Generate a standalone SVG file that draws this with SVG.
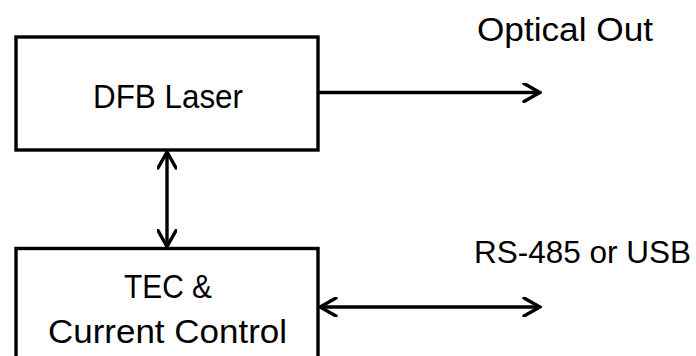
<svg xmlns="http://www.w3.org/2000/svg" width="696" height="356" viewBox="0 0 696 356">
<style>
.box{fill:#fff;stroke:#000;stroke-width:3.4}
.lbl{font-family:"Liberation Sans","Open Sans",Arial,sans-serif;font-size:34px;fill:#000}
.ln{stroke:#000;stroke-width:3.4;fill:none}
</style>
<defs>
<marker id="arr" viewBox="0 0 20 20" refX="18" refY="10" markerWidth="20" markerHeight="20" markerUnits="userSpaceOnUse" orient="auto-start-reverse">
<path d="M2,1 L18,10 L2,19" fill="none" stroke="#000" stroke-width="3.4" stroke-linecap="round" stroke-linejoin="miter"/>
</marker>
</defs>
<rect width="696" height="356" fill="#fff"/>
<g id="connectors">
<line class="ln" x1="318" y1="92.5" x2="540" y2="92.5" marker-end="url(#arr)"/>
<line class="ln" x1="167" y1="152" x2="167" y2="246.5" marker-start="url(#arr)" marker-end="url(#arr)"/>
<line class="ln" x1="320" y1="307" x2="540" y2="307" marker-start="url(#arr)" marker-end="url(#arr)"/>
</g>
<g id="dfb">
<rect class="box" x="16" y="37" width="302" height="113"/>
<text class="lbl" x="93" y="108" textLength="150" lengthAdjust="spacingAndGlyphs">DFB Laser</text>
</g>
<g id="tec">
<rect class="box" x="16" y="248.5" width="302" height="120"/>
<text class="lbl" x="124" y="298" textLength="88" lengthAdjust="spacingAndGlyphs">TEC &amp;</text>
<text class="lbl" x="48" y="343" textLength="239" lengthAdjust="spacingAndGlyphs">Current Control</text>
</g>
<g id="optical-out">
<text class="lbl" x="477" y="41" textLength="176" lengthAdjust="spacingAndGlyphs">Optical Out</text>
</g>
<g id="rs485">
<text class="lbl" x="474" y="263" style="font-size:31.5px">RS-485 or USB</text>
</g>
</svg>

━━━━━━━━

Goal: Each line above is to be copied verbatim. Drop any image from the copy.

Solution:
Generate a standalone SVG file that draws this with SVG.
<svg xmlns="http://www.w3.org/2000/svg" width="696" height="356" viewBox="0 0 696 356">
<style>
.box{fill:#fff;stroke:#000;stroke-width:3.4}
.lbl{font-family:"Liberation Sans","Open Sans",Arial,sans-serif;font-size:34px;fill:#000}
.ln{stroke:#000;stroke-width:3.4;fill:none}
</style>
<defs>
<marker id="arr" viewBox="0 0 20 20" refX="18" refY="10" markerWidth="20" markerHeight="20" markerUnits="userSpaceOnUse" orient="auto-start-reverse">
<path d="M2,1 L18,10 L2,19" fill="none" stroke="#000" stroke-width="3.4" stroke-linecap="round" stroke-linejoin="miter"/>
</marker>
</defs>
<rect width="696" height="356" fill="#fff"/>
<g id="connectors">
<line class="ln" x1="318" y1="92.5" x2="540" y2="92.5" marker-end="url(#arr)"/>
<line class="ln" x1="167" y1="152" x2="167" y2="246.5" marker-start="url(#arr)" marker-end="url(#arr)"/>
<line class="ln" x1="320" y1="307" x2="540" y2="307" marker-start="url(#arr)" marker-end="url(#arr)"/>
</g>
<g id="dfb">
<rect class="box" x="16" y="37" width="302" height="113"/>
<text class="lbl" x="93" y="108" textLength="150" lengthAdjust="spacingAndGlyphs">DFB Laser</text>
</g>
<g id="tec">
<rect class="box" x="16" y="248.5" width="302" height="120"/>
<text class="lbl" x="124" y="298" textLength="88" lengthAdjust="spacingAndGlyphs">TEC &amp;</text>
<text class="lbl" x="48" y="343" textLength="239" lengthAdjust="spacingAndGlyphs">Current Control</text>
</g>
<g id="optical-out">
<text class="lbl" x="477" y="41" textLength="176" lengthAdjust="spacingAndGlyphs">Optical Out</text>
</g>
<g id="rs485">
<text class="lbl" x="474" y="263" style="font-size:31.5px">RS-485 or USB</text>
</g>
</svg>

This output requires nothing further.